L’EIIL, qui ambitionne d’installer un État islamique, a prévenu qu’il "n’arrêtera pas la série d’invasions bénies". Le groupe contrôlait déjà des secteurs de la province occidentale d’Al-Anbar à la frontière syrienne. Accusé d’abus en Syrie, il y tient de larges secteurs de la province pétrolière de Deir Ezzor (nord-est), faisant craindre une unité territoriale avec le Nord-Ouest irakien. Symboliquement, le groupe a diffusé mercredi sur Internet des photos de djihadistes créant une route entre la Syrie et l’Irak en aplanissant au bulldozer un mur de sable. Impuissant et miné par des clivages confessionnels, le gouvernement irakien a appelé le Parlement, qui se réunit jeudi, à décréter "l’état d’urgence". Mais face à l’avancée dans le Nord des combattants djihadistes aguerris, soldats et policiers ont montré peu de résistance, le gouverneur de Ninive, Athil al-Noujaïfi, accusant les commandants militaires d’avoir abandonné le champ de bataille.
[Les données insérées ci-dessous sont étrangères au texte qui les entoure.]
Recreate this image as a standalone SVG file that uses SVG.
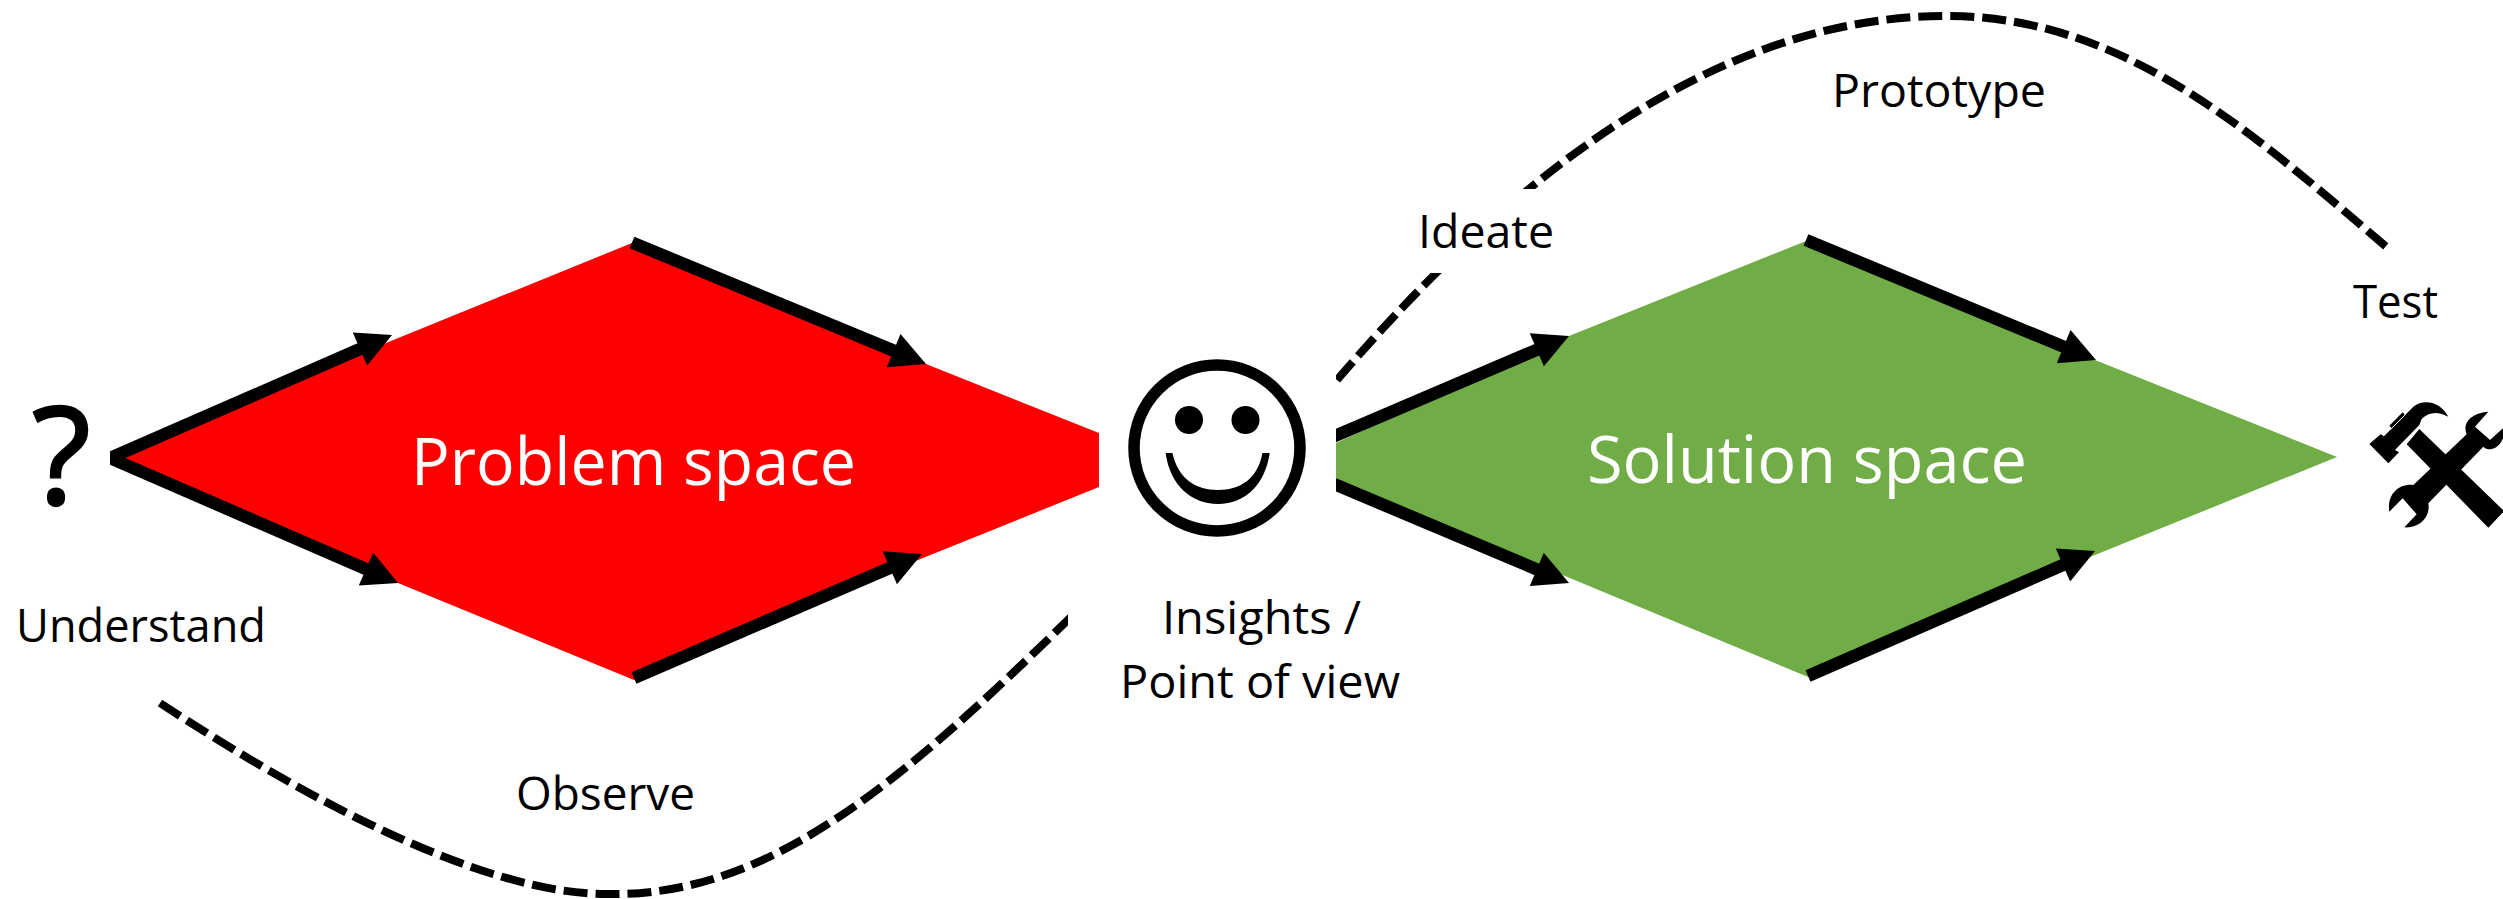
<svg xmlns="http://www.w3.org/2000/svg" width="2503" height="899" viewBox="0 0 2503 899">
<style>
text{font-family:"Open Sans","Noto Sans","Liberation Sans",sans-serif;fill:#000;font-size:46px}
.big{fill:#fff;font-size:66px}
.arrow{fill:none;stroke:#000;stroke-width:12.5;marker-end:url(#head)}
.dash{fill:none;stroke:#000;stroke-width:8;stroke-dasharray:24 8}
</style>
<defs>
<marker id="head" markerUnits="userSpaceOnUse" markerWidth="36" markerHeight="36" viewBox="0 0 35 36" refX="15" refY="18" orient="auto"><path d="M0,0L35,18L0,36Z" fill="#000"/></marker>
<clipPath id="clipL"><rect x="110" y="0" width="2393" height="899"/></clipPath>
<clipPath id="clipG"><rect x="1336" y="0" width="1167" height="899"/></clipPath>
<clipPath id="clipO"><rect x="0" y="0" width="1068" height="899"/></clipPath>
</defs>
<rect width="2503" height="899" fill="#fff"/>
<g id="problem-space"><polygon points="110,458 386,343 632,243 926,364 1099,433 1099,487 918,560 634,680 398,583" fill="#f00"/><text class="big" x="411" y="485" textLength="445" lengthAdjust="spacingAndGlyphs">Problem space</text></g>
<g id="solution-space"><polygon points="1336,443 1569,336 1806,241 2095,360 2337,457 2095,555 1808,677 1565,576 1336,478" fill="#70ad47"/><text class="big" x="1587" y="483" textLength="440" lengthAdjust="spacingAndGlyphs">Solution space</text></g>
<g id="connectors">
<g clip-path="url(#clipL)"><line class="arrow" x1="100" y1="462.4" x2="373.7" y2="343"/><line class="arrow" x1="100" y1="453.7" x2="379.7" y2="575"/></g>
<line class="arrow" x1="632" y1="242.5" x2="907.5" y2="356.4"/>
<line class="arrow" x1="634" y1="678" x2="903.6" y2="561.9"/>
<g clip-path="url(#clipG)"><line class="arrow" x1="1326" y1="439.8" x2="1550.6" y2="343.9"/><line class="arrow" x1="1326" y1="480.6" x2="1550.6" y2="575.2"/></g>
<line class="arrow" x1="1806" y1="240" x2="2077.5" y2="352.4"/>
<line class="arrow" x1="1808" y1="676" x2="2076.7" y2="559"/>
<path class="dash" clip-path="url(#clipO)" d="M160,703C300,795 480,894 607,894C765,897 895,790 1075,613"/>
<path class="dash" clip-path="url(#clipG)" d="M1337,380C1560,120 1760,16 1947,16C2125,16 2255,135 2390,250"/>
</g>
<g id="question"><text x="32" y="504" stroke="#000" stroke-width="2.5" style="font-size:136px">?</text></g>
<g id="understand"><text x="16" y="642" textLength="250" lengthAdjust="spacingAndGlyphs">Understand</text></g>
<g id="smiley">
<circle cx="1217" cy="448" r="83" fill="none" stroke="#000" stroke-width="11.5"/>
<circle cx="1189" cy="420" r="14"/><circle cx="1245.5" cy="420" r="14"/>
<path d="M1165.6,453L1172.4,453C1178,478 1195,490 1218,490C1241,490 1258,478 1262.4,453L1269.7,453C1265,485 1245,504 1218,504C1191,504 1170,485 1165.6,453Z"/>
</g>
<g id="insights"><text x="1162" y="634" textLength="199" lengthAdjust="spacingAndGlyphs">Insights /</text><text x="1120" y="698" textLength="280" lengthAdjust="spacingAndGlyphs">Point of view</text></g>
<g id="observe"><text x="516" y="810" textLength="179" lengthAdjust="spacingAndGlyphs">Observe</text></g>
<g id="ideate"><rect x="1400" y="189" width="160" height="84" fill="#fff"/><text x="1418" y="248" textLength="136" lengthAdjust="spacingAndGlyphs">Ideate</text></g>
<g id="prototype"><text x="1832" y="107" textLength="214" lengthAdjust="spacingAndGlyphs">Prototype</text></g>
<g id="test"><text x="2353" y="318" textLength="85" lengthAdjust="spacingAndGlyphs">Test</text></g>
<g id="tools" transform="translate(2360,395) scale(.33333)">
<path d="M178,102L429,345L429,352L385,398L140,148Z"/>
<path d="M28,147L62,118L72,124L160,35C190,12 240,18 265,65C235,48 205,50 185,72L178,90L105,165L117,172L85,205Z"/>
<path d="M88,92L128,52L135,60L95,100Z"/>
<path d="M92,103L137,58" stroke="#fff" stroke-width="3" fill="none"/>
<path d="M160,270L320,118C308,90 325,55 385,50L345,95L390,135L429,100L429,130C415,165 385,170 370,155L205,325C212,365 180,400 133,397L170,358L128,310L88,350C80,300 115,265 160,270Z"/>
</g>
</svg>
Selon l’Organisation internationale pour les migrations (OIM), "plus de 500 000 personnes ont été déplacées à l’intérieur et autour de Mossoul", qui compte habituellement deux millions d’habitants. À 50 kilomètres de Mossoul, des files interminables d’hommes, femmes et enfants attendaient à un barrage kurde pour obtenir un permis de séjour pour passer au Kurdistan autonome. Arrivée avec sa famille, Zahra Chérif, 39 ans, explique avoir "quitté la ville par peur des massacres si l’armée lance un assaut sur la ville" pour la reprendre à l’EIIL. Dans Mossoul, les combattants, vêtus d’uniformes militaires ou de tenues noires, le visage découvert, étaient positionnés près des banques, des administrations publiques et au siège du Conseil provincial, selon des témoins. Selon des experts, l’EIIL est constitué en grande partie en Irak d’ex-cadres et membres des services de sécurité de Saddam Hussein ayant rejoint la rébellion après l’invasion américaine de 2003.